The human rights ministry monitors the situation of all minority groups, according to Salim.

“We also have a team who are responsible for monitoring prisons and detention, a team working on women’s issues, and others on children’s issues, displaced persons’ issues and also for the victims of terrorists.”

Minarets

Salim was reluctant to comment on the recent Swiss vote to ban the construction of minarets, a decision which has sparked angry reaction in many Muslim countries.

Baghdad alone has dozens of visible churches of various Christian denominations but Salim made the distinction between the freedom to practice religion and the freedom to display religious symbols.

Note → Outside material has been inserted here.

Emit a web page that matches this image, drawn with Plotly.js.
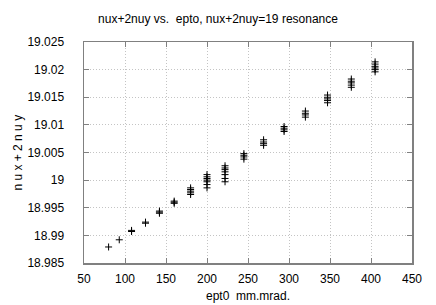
<!DOCTYPE html>
<html>
<head>
<meta charset="utf-8">
<script src="https://cdn.plot.ly/plotly-3.0.1.min.js"></script>
<style>html,body{margin:0;padding:0;background:#fff;}#chart{width:436px;height:305px;}</style>
</head>
<body>
<div id="chart"></div>
<script>
var ept0 = [
  80,
  93,
  108, 108,
  125, 125,
  142, 142, 142,
  160, 160, 160,
  180, 180, 180, 180, 180,
  200, 200, 200, 200, 200, 200, 200,
  222, 222, 222, 222, 222, 222, 222,
  245, 245, 245, 245,
  269, 269, 269, 269,
  294, 294, 294, 294,
  320, 320, 320, 320,
  347, 347, 347, 347, 347,
  376, 376, 376, 376, 376,
  405, 405, 405, 405, 405, 405
];
var nuxPlus2nuy = [
  18.9879,
  18.9892,
  18.9907, 18.9909,
  18.9922, 18.9924,
  18.9940, 18.9942, 18.9944,
  18.9958, 18.9960, 18.9962,
  18.9974, 18.9977, 18.9980, 18.9983, 18.9986,
  18.9986, 18.9992, 18.9997, 19.0000, 19.0003, 19.0006, 19.0010,
  18.9997, 19.0003, 19.0010, 19.0015, 19.0019, 19.0022, 19.0026,
  19.0038, 19.0042, 19.0045, 19.0048,
  19.0063, 19.0066, 19.0069, 19.0073,
  19.0088, 19.0091, 19.0094, 19.0097,
  19.0114, 19.0118, 19.0121, 19.0125,
  19.0140, 19.0144, 19.0147, 19.0150, 19.0154,
  19.0168, 19.0172, 19.0176, 19.0179, 19.0183,
  19.0196, 19.0200, 19.0203, 19.0206, 19.0210, 19.0214
];
var xTicks = [50, 100, 150, 200, 250, 300, 350, 400, 450];
var yTicks = [18.985, 18.99, 18.995, 19, 19.005, 19.01, 19.015, 19.02, 19.025];
var yTickText = ["18.985", "18.99", "18.995", "19", "19.005", "19.01", "19.015", "19.02", "19.025"];

var font = {family: "Liberation Sans, Arial, sans-serif", size: 12, color: "#000"};
var axisCommon = {
  showline: true, mirror: "ticks", linecolor: "#808080", linewidth: 1.5,
  ticks: "inside", ticklen: 5, tickcolor: "#808080", tickwidth: 1,
  showgrid: true, gridcolor: "#c4c4c4", griddash: "1px,2px", gridwidth: 1,
  zeroline: false, tickfont: font
};
var xaxis = Object.assign({}, axisCommon, {
  range: [50, 450], tickvals: xTicks, ticktext: xTicks.map(String),
  ticklabelstandoff: 4,
  title: {text: "ept0  mm.mrad.", font: font, standoff: 6}
});
var yaxis = Object.assign({}, axisCommon, {
  range: [18.985, 19.025], tickvals: yTicks, ticktext: yTickText,
  ticklabelstandoff: 16
});

Plotly.newPlot("chart", [{
  x: ept0, y: nuxPlus2nuy, type: "scatter", mode: "markers",
  marker: {symbol: "cross-thin-open", size: 5, color: "#000", line: {color: "#000", width: 1}},
  hoverinfo: "none"
}], {
  width: 436, height: 305,
  margin: {l: 84, r: 24, t: 42, b: 42},
  paper_bgcolor: "#fff", plot_bgcolor: "#fff",
  title: {text: "nux+2nuy vs.  epto, nux+2nuy=19 resonance", font: font, x: 0.5, xanchor: "center", y: 0.938, yanchor: "middle"},
  xaxis: xaxis, yaxis: yaxis, showlegend: false,
  annotations: [{
    text: "n u x + 2 n u y", font: font, textangle: -90,
    xref: "paper", yref: "paper", x: -0.204, y: 0.5,
    xanchor: "center", yanchor: "middle", showarrow: false
  }]
}, {staticPlot: true, displayModeBar: false});
</script>
</body>
</html>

“I think people have the right to pray, to go to a mosque or a church and I don’t think Switzerland has prevented anyone from doing that,” she said.

Clare O’Dea, swissinfo.ch

Salim was appointed human rights minister of Iraq in May 2006. At the time, she was among four women named to the Cabinet in Iraq’s new, non-sectarian government and the only Christian.

Her background is in urban planning.

She began her governmental career in May 2003 as a member of the Wahda Neighborhood Advisory Council, soon joining the Karadha District Council as well. Salim became a member of the Baghdad provincial council in February 2004.

By September 2004, she was serving on the Foreign Affairs Committee of the Iraqi National Council and, in March 2005, she became part of the Iraqi National Assembly.

In recent years the Swiss foreign ministry has concentrated on human rights training for the Iraqi administration.

The ministry’s political affairs division IV (human security) in conjunction with Bern University and the Geneva Institute for Human Rights ran workshops for Iraqi government officials from several departments, including the Iraqi human rights ministry.

The workshops focused on fundamental human rights, international conventions, UN mechanisms, etc. Participants also attended meetings with the Swiss-run International Committee of the Red Cross.

“Part of training was to teach the officials how to carry out state reporting. That was something completely new to the Iraqi government. They had never had to answer the questions of a UN special rapporteur, for example,” Simon Ammann , deputy head of the human rights policy section, told swissinfo.ch.

The Swiss also organised study tours with the focus on federalism earlier this year and in 2009, financed by the World Bank.

Violence in Iraq has fallen sharply in the past two years.

November’s monthly civilian death toll of 88 was the lowest since the 2003 US invasion.

Tuesday’s attacks were the worst in Baghdad since October 25 when two truck bombs killed 155 people at the Justice Ministry and the Baghdad governor’s offices.

In August, 95 people were killed when the Finance and Foreign Ministries were targeted.